Your instructions - Copy everything in the data below exactly except the pictures.

Supplied material -
****************
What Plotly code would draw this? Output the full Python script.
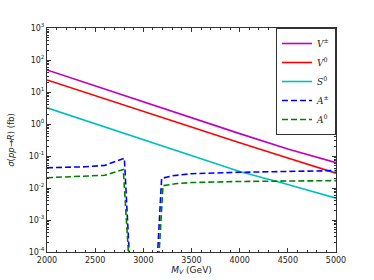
import plotly.graph_objects as go
import numpy as np

# ---- data ----
mass = [2000, 2500, 3000, 3500, 4000, 4500, 5000]
v_pm = [49, 15.5, 4.9, 1.55, 0.5, 0.165, 0.062]
v_0 = [23.7, 7.6, 2.4, 0.77, 0.26, 0.087, 0.029]
s_0 = [3.2, 1.01, 0.32, 0.099, 0.033, 0.0129, 0.0048]

a_pm_mass = [2000, 2200, 2400, 2600, 2700, 2803, 2870, None, 3131, 3190, 3300, 3500, 4000, 4500, 5000]
a_pm = [0.043, 0.044, 0.046, 0.051, 0.065, 0.085, 1e-5, None, 1e-5, 0.020, 0.024, 0.028, 0.031, 0.033, 0.035]

a_0_mass = [2000, 2200, 2400, 2600, 2700, 2792, 2865, None, 3145, 3204, 3350, 3500, 4000, 4500, 5000]
a_0 = [0.021, 0.022, 0.023, 0.025, 0.031, 0.038, 1e-5, None, 1e-5, 0.0118, 0.0138, 0.0148, 0.016, 0.0165, 0.017]

series = [
    ("<i>V</i><sup>±</sup>", mass, v_pm, "#bf00bf", "solid"),
    ("<i>V</i><sup>0</sup>", mass, v_0, "#ff0000", "solid"),
    ("<i>S</i><sup>0</sup>", mass, s_0, "#00bfbf", "solid"),
    ("<i>A</i><sup>±</sup>", a_pm_mass, a_pm, "#0000ff", "6px,3px"),
    ("<i>A</i><sup>0</sup>", a_0_mass, a_0, "#008000", "6px,3px"),
]

y_tickvals = [1e-4, 1e-3, 1e-2, 1e-1, 1, 10, 100, 1000]
y_ticktext = ["10<sup>-4</sup>", "10<sup>-3</sup>", "10<sup>-2</sup>", "10<sup>-1</sup>",
              "10<sup>0</sup>", "10<sup>1</sup>", "10<sup>2</sup>", "10<sup>3</sup>"]
x_tickvals = [2000, 2500, 3000, 3500, 4000, 4500, 5000]

fig = go.Figure()
for name, xs, ys, color, dash in series:
    fig.add_trace(go.Scatter(x=xs, y=ys, mode="lines", name=name,
                             line=dict(color=color, width=1.6, dash=dash),
                             connectgaps=False))

y_minor = [m * 10.0**e for e in range(-4, 3) for m in range(2, 10)]
x_minor = list(range(2100, 5000, 100))

fig.update_layout(
    width=374, height=280,
    margin=dict(l=47, r=38, t=28, b=28, autoexpand=False),
    paper_bgcolor="white", plot_bgcolor="white",
    font=dict(family="DejaVu Sans", size=8, color="#222222"),
    showlegend=True,
    legend=dict(x=1, y=1, xanchor="right", yanchor="top",
                bgcolor="white", bordercolor="#333333", borderwidth=1,
                font=dict(family="DejaVu Serif", size=9),
                tracegroupgap=0, itemwidth=30),
)
fig.update_xaxes(
    range=[2000, 5000], tickvals=x_tickvals, automargin=False,
    showline=True, linecolor="#333333", linewidth=1, mirror="ticks",
    ticks="inside", ticklen=4, tickcolor="#333333",
    minor=dict(tickvals=x_minor, ticks="inside", ticklen=2, tickcolor="#333333"),
    showgrid=False, zeroline=False,
    title=dict(text="<i>M</i><sub><i>V</i></sub> (GeV)", font=dict(size=9), standoff=0),
)
fig.update_yaxes(
    type="log", range=[-4, 3], tickvals=y_tickvals, ticktext=y_ticktext, automargin=False,
    showline=True, linecolor="#333333", linewidth=1, mirror="ticks",
    ticks="inside", ticklen=4, tickcolor="#333333",
    minor=dict(tickvals=y_minor, ticks="inside", ticklen=2, tickcolor="#333333"),
    showgrid=False, zeroline=False,
    title=dict(text="<i>σ</i>(<i>pp</i>→<i>R</i>) (fb)", font=dict(size=8.5), standoff=12),
)

fig.write_html("out.html", config={"displayModeBar": False},
               post_script="document.body.style.margin='0';")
****************
Response for this exercise -
What Plotly code would draw this? Output the full Python script.
import plotly.graph_objects as go
import numpy as np

# ---- data ----
mass = [2000, 2500, 3000, 3500, 4000, 4500, 5000]
v_pm = [49, 15.5, 4.9, 1.55, 0.5, 0.165, 0.062]
v_0 = [23.7, 7.6, 2.4, 0.77, 0.26, 0.087, 0.029]
s_0 = [3.2, 1.01, 0.32, 0.099, 0.033, 0.0129, 0.0048]

a_pm_mass = [2000, 2200, 2400, 2600, 2700, 2803, 2870, None, 3131, 3190, 3300, 3500, 4000, 4500, 5000]
a_pm = [0.043, 0.044, 0.046, 0.051, 0.065, 0.085, 1e-5, None, 1e-5, 0.020, 0.024, 0.028, 0.031, 0.033, 0.035]

a_0_mass = [2000, 2200, 2400, 2600, 2700, 2792, 2865, None, 3145, 3204, 3350, 3500, 4000, 4500, 5000]
a_0 = [0.021, 0.022, 0.023, 0.025, 0.031, 0.038, 1e-5, None, 1e-5, 0.0118, 0.0138, 0.0148, 0.016, 0.0165, 0.017]

series = [
    ("<i>V</i><sup>±</sup>", mass, v_pm, "#bf00bf", "solid"),
    ("<i>V</i><sup>0</sup>", mass, v_0, "#ff0000", "solid"),
    ("<i>S</i><sup>0</sup>", mass, s_0, "#00bfbf", "solid"),
    ("<i>A</i><sup>±</sup>", a_pm_mass, a_pm, "#0000ff", "6px,3px"),
    ("<i>A</i><sup>0</sup>", a_0_mass, a_0, "#008000", "6px,3px"),
]

y_tickvals = [1e-4, 1e-3, 1e-2, 1e-1, 1, 10, 100, 1000]
y_ticktext = ["10<sup>-4</sup>", "10<sup>-3</sup>", "10<sup>-2</sup>", "10<sup>-1</sup>",
              "10<sup>0</sup>", "10<sup>1</sup>", "10<sup>2</sup>", "10<sup>3</sup>"]
x_tickvals = [2000, 2500, 3000, 3500, 4000, 4500, 5000]

fig = go.Figure()
for name, xs, ys, color, dash in series:
    fig.add_trace(go.Scatter(x=xs, y=ys, mode="lines", name=name,
                             line=dict(color=color, width=1.6, dash=dash),
                             connectgaps=False))

y_minor = [m * 10.0**e for e in range(-4, 3) for m in range(2, 10)]
x_minor = list(range(2100, 5000, 100))

fig.update_layout(
    width=374, height=280,
    margin=dict(l=47, r=38, t=28, b=28, autoexpand=False),
    paper_bgcolor="white", plot_bgcolor="white",
    font=dict(family="DejaVu Sans", size=8, color="#222222"),
    showlegend=True,
    legend=dict(x=1, y=1, xanchor="right", yanchor="top",
                bgcolor="white", bordercolor="#333333", borderwidth=1,
                font=dict(family="DejaVu Serif", size=9),
                tracegroupgap=0, itemwidth=30),
)
fig.update_xaxes(
    range=[2000, 5000], tickvals=x_tickvals, automargin=False,
    showline=True, linecolor="#333333", linewidth=1, mirror="ticks",
    ticks="inside", ticklen=4, tickcolor="#333333",
    minor=dict(tickvals=x_minor, ticks="inside", ticklen=2, tickcolor="#333333"),
    showgrid=False, zeroline=False,
    title=dict(text="<i>M</i><sub><i>V</i></sub> (GeV)", font=dict(size=9), standoff=0),
)
fig.update_yaxes(
    type="log", range=[-4, 3], tickvals=y_tickvals, ticktext=y_ticktext, automargin=False,
    showline=True, linecolor="#333333", linewidth=1, mirror="ticks",
    ticks="inside", ticklen=4, tickcolor="#333333",
    minor=dict(tickvals=y_minor, ticks="inside", ticklen=2, tickcolor="#333333"),
    showgrid=False, zeroline=False,
    title=dict(text="<i>σ</i>(<i>pp</i>→<i>R</i>) (fb)", font=dict(size=8.5), standoff=12),
)

fig.write_html("out.html", config={"displayModeBar": False},
               post_script="document.body.style.margin='0';")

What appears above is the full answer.